Resonant X-Ray Reflectometry Study of Orbital Polarization in Quantum Critical SmTiO₃ Heterostructures

Strongly correlated electron systems continue to shed new light on the fundamental interactions of electrons in solids. With hallmark behaviors like metal-to-insulator transitions and high temperature superconductivity, Mott insulating transition metal oxides are a canonical example of strong electron-electron correlations. Here we investigate epitaxial heterostructures of the Mott insulating rare earth titanate SmTiO₃ (SmTO) embedded with quantum wells of the band insulator SrTiO₃ (STO). This system exhibits both quantum critical transport and pseudogap behavior suggesting strong parallels with bulk Mott materials. In this work, we use resonant X-ray reflectometry at the Ti L-edge to probe the orbital polarization depth profiles of a SmTO film and SmTO-STO superlattices with varying STO quantum well thickness.
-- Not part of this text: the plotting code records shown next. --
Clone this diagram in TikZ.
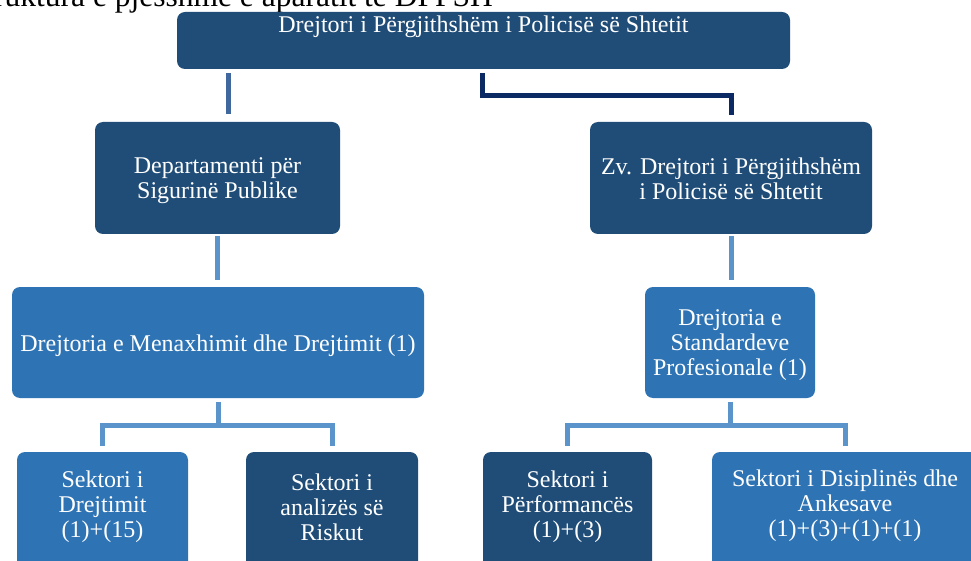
\documentclass[tikz,border=0pt]{standalone}
\usepackage{fontspec}
\setmainfont{Liberation Serif}
\definecolor{darkbox}{HTML}{1F4D78}
\definecolor{midbox}{HTML}{2E74B5}
\definecolor{connA}{HTML}{41689E}
\definecolor{connB}{HTML}{0B2A63}
\definecolor{connC}{HTML}{5B93CB}
\begin{document}
\begin{tikzpicture}[x=1pt,y=-1pt,
  box/.style={rounded corners=8pt, inner sep=0pt, draw=none},
  dbox/.style={box, fill=darkbox},
  mbox/.style={box, fill=midbox},
  lbl/.style={text=white, font=\fontsize{24}{25}\selectfont, align=center, inner sep=0pt, anchor=north},
  conA/.style={draw=connA, line width=5pt},
  conB/.style={draw=connB, line width=5pt, line join=miter},
  conC/.style={draw=connC, line width=5pt, line join=miter}
]
\useasboundingbox (0,0) rectangle (971,561);
\fill[white] (0,0) rectangle (971,561);

% partially visible caption
\node[font=\fontsize{31.5}{33}\selectfont, anchor=base east, inner sep=0pt] (cap) at (493,7) {Struktura e pjesshme e aparatit të DPPSH};

% boxes
\node[dbox, minimum width=613pt, minimum height=57pt] (top) at (483.5,40.5) {};
\node[dbox, minimum width=245pt, minimum height=112pt] (dep) at (217.5,178) {};
\node[dbox, minimum width=282pt, minimum height=112pt] (zv) at (731,178) {};
\node[mbox, minimum width=412pt, minimum height=111pt] (mena) at (218,342.5) {};
\node[mbox, minimum width=170pt, minimum height=111pt] (std) at (730,342.5) {};
\node[mbox, minimum width=171pt, minimum height=128pt] (b1) at (102.5,516) {};
\node[dbox, minimum width=172pt, minimum height=128pt] (b2) at (332,516) {};
\node[dbox, minimum width=169pt, minimum height=128pt] (b3) at (567.5,516) {};
\node[mbox, minimum width=266pt, minimum height=128pt] (b4) at (845,516) {};

% texts
\node[lbl, anchor=base] (topt) at (483.5,33) {Drejtori i Përgjithshëm i Policisë së Shtetit};
\node[lbl] (dept) at (217.5,155.5) {\strut Departamenti për\\Sigurinë Publike};
\node[lbl] (zvt) at (731,156.5) {\strut Zv. Drejtori i Përgjithshëm\\i Policisë së Shtetit};
\node[lbl] (menat) at (218,333.5) {\strut Drejtoria e Menaxhimit dhe Drejtimit (1)};
\node[lbl] (stdt) at (730,308) {\strut Drejtoria e\\Standardeve\\Profesionale (1)};
\node[lbl] (b1t) at (102.5,470) {\strut Sektori i\\Drejtimit\\(1)+(15)};
\node[lbl] (b2t) at (332,472.5) {\strut Sektori i\\analizës së\\Riskut};
\node[lbl] (b3t) at (567.5,470) {\strut Sektori i\\Përformancës\\(1)+(3)};
\node[lbl] (b4t) at (845,469) {\strut Sektori i Disiplinës dhe\\Ankesave\\(1)+(3)+(1)+(1)};

% helper coordinates
\coordinate (xa) at (228,0);
\coordinate (xb) at (482.5,0);
\coordinate (ya) at (0,96);
\coordinate (yb) at (0,425);

% connectors
\draw[conA, shorten <=4pt, shorten >=8pt] (top.south -| xa) -- (dep.north -| xa);
\draw[conB, shorten <=4pt, shorten >=7pt] (top.south -| xb) -- (xb |- ya) -- (ya -| zv.north) -- (zv.north);
\draw[conC, shorten <=2pt, shorten >=7pt] (dep.south) -- (dep.south |- mena.north);
\draw[conC, shorten <=2pt, shorten >=7pt] (zv.south) -- (zv.south |- std.north);
\draw[conC, shorten <=4pt] (mena.south) -- (mena.south |- yb);
\draw[conC, shorten <=6pt, shorten >=6pt] (b1.north) -- (b1.north |- yb) -- (b2.north |- yb) -- (b2.north);
\draw[conC, shorten <=4pt] (std.south) -- (std.south |- yb);
\draw[conC, shorten <=6pt, shorten >=6pt] (b3.north) -- (b3.north |- yb) -- (b4.north |- yb) -- (b4.north);
\end{tikzpicture}
\end{document}
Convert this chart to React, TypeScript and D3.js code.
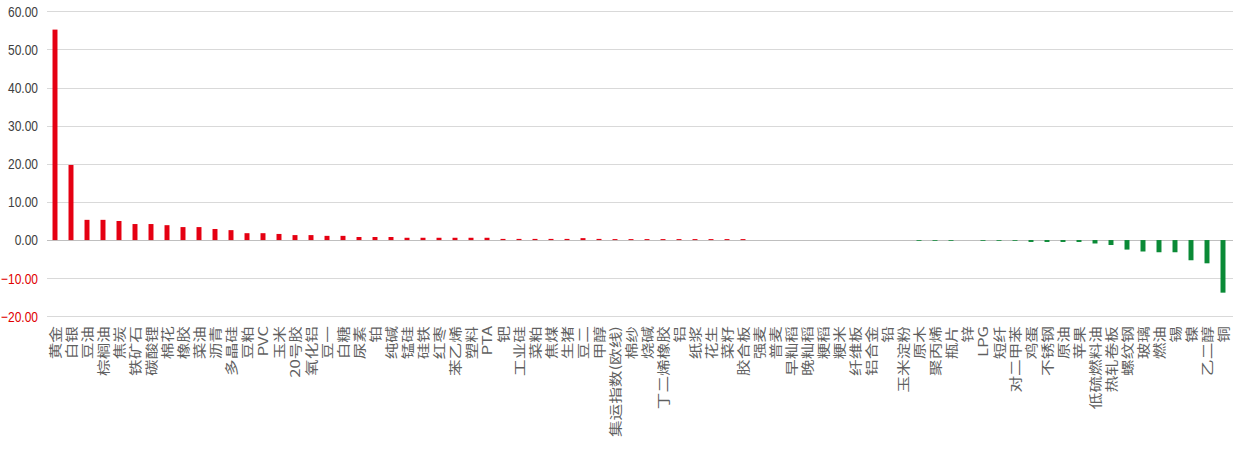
import * as d3 from 'd3';

const categories = [
  '黄金', '白银', '豆油', '棕榈油', '焦炭', '铁矿石', '碳酸锂', '棉花', '橡胶', '菜油',
  '沥青', '多晶硅', '豆粕', 'PVC', '玉米', '20号胶', '氧化铝', '豆一', '白糖', '尿素',
  '铂', '纯碱', '锰硅', '硅铁', '红枣', '苯乙烯', '塑料', 'PTA', '钯', '工业硅',
  '菜粕', '焦煤', '生猪', '豆二', '甲醇', '集运指数(欧线)', '棉纱', '烧碱', '丁二烯橡胶', '铝',
  '纸浆', '花生', '菜籽', '胶合板', '强麦', '普麦', '早籼稻', '晚籼稻', '粳稻', '粳米',
  '纤维板', '铝合金', '铅', '玉米淀粉', '原木', '聚丙烯', '瓶片', '锌', 'LPG', '短纤',
  '对二甲苯', '鸡蛋', '不锈钢', '原油', '苹果', '低硫燃料油', '热轧卷板', '螺纹钢', '玻璃', '燃油',
  '锡', '镍', '乙二醇', '铜',
];

const changes = [
  55.2, 19.7, 5.3, 5.3, 5.0, 4.2, 4.2, 3.9, 3.4, 3.4,
  2.9, 2.6, 1.8, 1.8, 1.6, 1.3, 1.3, 1.1, 1.1, 0.8,
  0.8, 0.8, 0.6, 0.6, 0.6, 0.6, 0.6, 0.6, 0.3, 0.3,
  0.3, 0.3, 0.3, 0.5, 0.3, 0.25, 0.25, 0.25, 0.25, 0.25,
  0.25, 0.25, 0.25, 0.25, 0, 0, 0, 0, 0, 0,
  0, 0, 0, 0, -0.2, -0.2, -0.2, 0, -0.2, -0.2,
  -0.2, -0.5, -0.5, -0.5, -0.5, -0.9, -1.3, -2.5, -3.0, -3.2,
  -3.2, -5.3, -6.1, -13.8,
];

const yTicks = [60, 50, 40, 30, 20, 10, 0, -10, -20];

const W = 1233;
const H = 449;

export default function App() {
  const x = d3.scaleBand<string>().domain(categories).range([47, 1231]).paddingInner(0.69).paddingOuter(0.345);
  const y = d3.scaleLinear().domain([-20, 60]).range([316.3, 11.3]);
  const fmt = d3.format('.2f');
  const data = categories.map((c, i) => ({ c, v: changes[i] }));

  return (
    <svg width={W} height={H} style={{ position: 'absolute', left: 0, top: 0, background: '#fff' }}>
      {/* grid */}
      {yTicks.map((t) => (
        <g key={t}>
          <line
            x1={47}
            x2={W}
            y1={Math.round(y(t)) + 0.5}
            y2={Math.round(y(t)) + 0.5}
            stroke={t === 0 ? '#bfbfbf' : '#d9d9d9'}
            strokeWidth={1}
          />
          <text
            transform={`translate(38,${y(t)}) scale(1,1.25)`}
            textAnchor="end"
            dy="0.36em"
            fontFamily="'Liberation Sans', Arial, sans-serif"
            fontSize={12}
            fill={t < 0 ? '#e00000' : '#404040'}
          >
            {fmt(t)}
          </text>
        </g>
      ))}

      {/* bars */}
      {data.map((d) => (
        <rect
          key={d.c}
          x={x(d.c)}
          width={x.bandwidth()}
          y={y(Math.max(0, d.v))}
          height={Math.abs(y(d.v) - y(0))}
          fill={d.v >= 0 ? '#e50012' : '#0a8a36'}
        />
      ))}

      {/* category labels */}
      {data.map((d) => (
        <text
          key={'l' + d.c}
          transform={`translate(${(x(d.c) ?? 0) + x.bandwidth() / 2},326) rotate(-90) scale(1.28,1)`}
          textAnchor="end"
          dy="0.36em"
          fontFamily="'Noto Sans CJK SC', 'Noto Sans', sans-serif"
          fontSize={13}
          fill="#5f5f5f"
        >
          {d.c}
        </text>
      ))}
    </svg>
  );
}
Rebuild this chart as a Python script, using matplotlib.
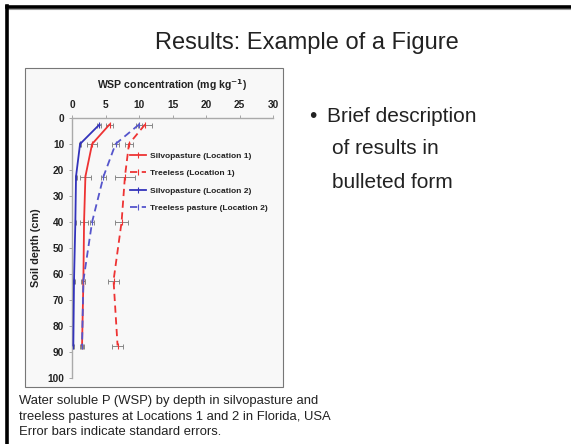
import matplotlib
matplotlib.use("Agg")
import matplotlib.pyplot as plt
from matplotlib.patches import Rectangle
from matplotlib.lines import Line2D

plt.rcParams['font.family'] = ['Liberation Sans', 'DejaVu Sans']

depth = [2.5, 10, 22.5, 40, 62.5, 87.5]
silvo_loc1 = [5.6, 3.0, 2.0, 1.8, 1.7, 1.5]
silvo_loc1_err = [0.5, 0.8, 0.8, 0.6, 0.3, 0.3]
treeless_loc1 = [10.9, 8.5, 7.9, 7.4, 6.2, 6.8]
treeless_loc1_err = [1.0, 0.6, 1.5, 1.0, 0.8, 0.8]
silvo_loc2 = [4.1, 1.2, 0.6, 0.5, 0.3, 0.2]
silvo_loc2_err = [0.3, 0.2, 0.1, 0.1, 0.1, 0.1]
treeless_loc2 = [10.0, 6.5, 4.7, 3.0, 1.7, 1.5]
treeless_loc2_err = [0.4, 0.5, 0.3, 0.3, 0.2, 0.2]

labels = ["Silvopasture (Location 1)", "Treeless (Location 1)",
          "Silvopasture (Location 2)", "Treeless pasture (Location 2)"]
xticks = [0, 5, 10, 15, 20, 25, 30]
yticks = [0, 10, 20, 30, 40, 50, 60, 70, 80, 90, 100]

W, H = 571, 444
fig = plt.figure(figsize=(W / 100, H / 100), dpi=100)
fig.patch.set_facecolor('white')

def fx(px):
    return px / W

def fy(py):
    return 1 - py / H

# slide border lines
fig.add_artist(Line2D([fx(7), 1], [fy(7), fy(7)], color='black', lw=2.6, transform=fig.transFigure))
fig.add_artist(Line2D([fx(7), 1], [fy(9.5), fy(9.5)], color='#999999', lw=0.8, transform=fig.transFigure))
fig.add_artist(Line2D([fx(7), fx(7)], [fy(6), 0], color='black', lw=2.6, transform=fig.transFigure))

# title
fig.text(fx(307), fy(43), "Results: Example of a Figure", ha='center', va='center', fontsize=17, color='#222222')

# chart box
fig.add_artist(Rectangle((fx(25), fy(387)), fx(283) - fx(25), fy(68) - fy(387),
                         transform=fig.transFigure, facecolor='#f8f8f8', edgecolor='#777777',
                         lw=0.8, zorder=-5))

ax = fig.add_axes([fx(72), fy(378), fx(273) - fx(72), fy(118) - fy(378)])
ax.set_zorder(2)
ax.set_facecolor('none')
ax.set_xlim(0, 30)
ax.set_ylim(100, 0)
ax.xaxis.tick_top()
ax.xaxis.set_label_position('top')
ax.set_xticks(xticks)
ax.set_yticks(yticks)
ax.tick_params(axis='both', labelsize=7.3, colors='#999999', length=2.5, width=0.6, pad=3)
for lbl in ax.get_xticklabels() + ax.get_yticklabels():
    lbl.set_color('#222222')
    lbl.set_fontweight('bold')
for s in ['right', 'bottom']:
    ax.spines[s].set_visible(False)
for s in ['left', 'top']:
    ax.spines[s].set_color('#aaaaaa')
    ax.spines[s].set_linewidth(1.0)
ax.set_xlabel("WSP concentration (mg kg$^{\\mathbf{-1}}$)", fontsize=7.6, fontweight='bold', labelpad=8, color='#222222')
ax.set_ylabel("Soil depth (cm)", fontsize=7.8, fontweight='bold', labelpad=5, color='#222222')

series = [
    (silvo_loc1, silvo_loc1_err, '#ee3333', '-'),
    (treeless_loc1, treeless_loc1_err, '#ee3333', (0, (4, 2.5))),
    (silvo_loc2, silvo_loc2_err, '#3333bb', '-'),
    (treeless_loc2, treeless_loc2_err, '#5555cc', (0, (4, 2.5))),
]
handles = []
for (vals, err, col, ls), lab in zip(series, labels):
    ax.errorbar(vals, depth, xerr=err, fmt='none', ecolor='#888888', elinewidth=0.7,
                capsize=1.8, capthick=0.7, zorder=2)
    h, = ax.plot(vals, depth, color=col, linestyle=ls, lw=1.3, marker='|', ms=4,
                 mew=0.8, label=lab, zorder=3)
    handles.append(h)

leg = ax.legend(handles=handles, loc='upper left', bbox_to_anchor=(fx(130), fy(152)),
                bbox_transform=fig.transFigure,
                frameon=False, fontsize=6.0, handlelength=1.9, handletextpad=0.55,
                labelspacing=1.15, borderaxespad=0, borderpad=0)
for t in leg.get_texts():
    t.set_fontweight('bold')
    t.set_color('#222222')

# bullet text
fs = 15
fig.text(fx(309), fy(116), "\u2022", ha='left', va='center', fontsize=fs, color='#222222')
fig.text(fx(327), fy(116), "Brief description", ha='left', va='center', fontsize=fs, color='#222222')
fig.text(fx(332), fy(149), "of results in", ha='left', va='center', fontsize=fs, color='#222222')
fig.text(fx(332), fy(182), "bulleted form", ha='left', va='center', fontsize=fs, color='#222222')

# caption
cap = ["Water soluble P (WSP) by depth in silvopasture and",
       "treeless pastures at Locations 1 and 2 in Florida, USA",
       "Error bars indicate standard errors."]
for i, line in enumerate(cap):
    fig.text(fx(19), fy(401 + 15.5 * i), line, ha='left', va='center', fontsize=9.4, color='#222222')

fig.savefig("out.png", dpi=100)
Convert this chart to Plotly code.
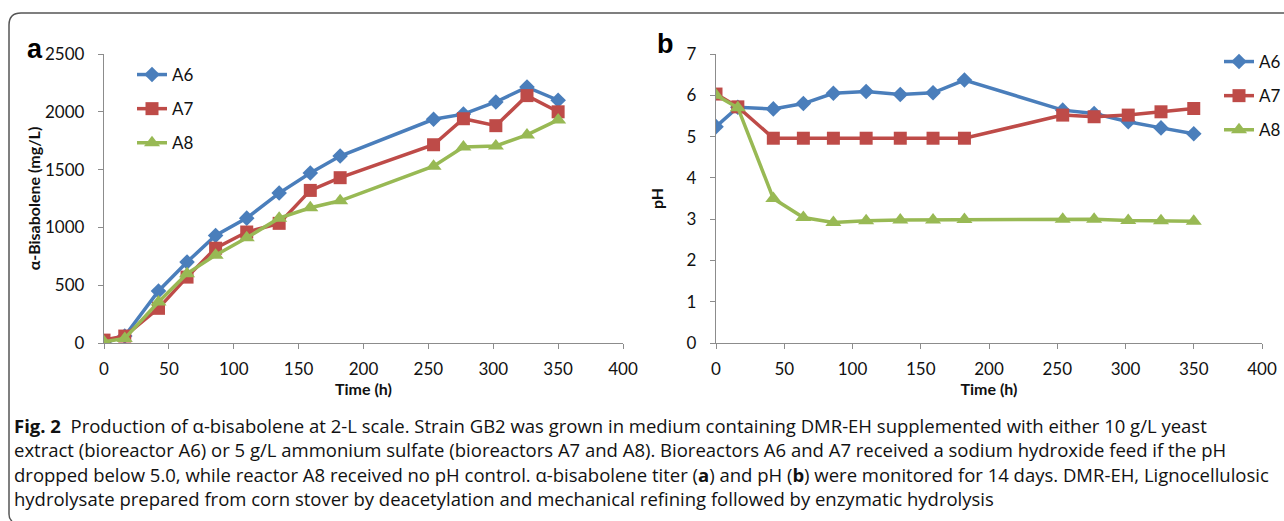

Our results suggest that the d¹ electron in SmTO preferentially occupies the in-plane d_xy orbital despite nearly 1% compressive strain from the underlying substrate. Similar in-plane polarization is observed for both SmTO and STO layers in the superlattices. These results are analyzed in terms of competition between compressive strain, quantum confinement, and Jahn-Teller distortions to the crystal field.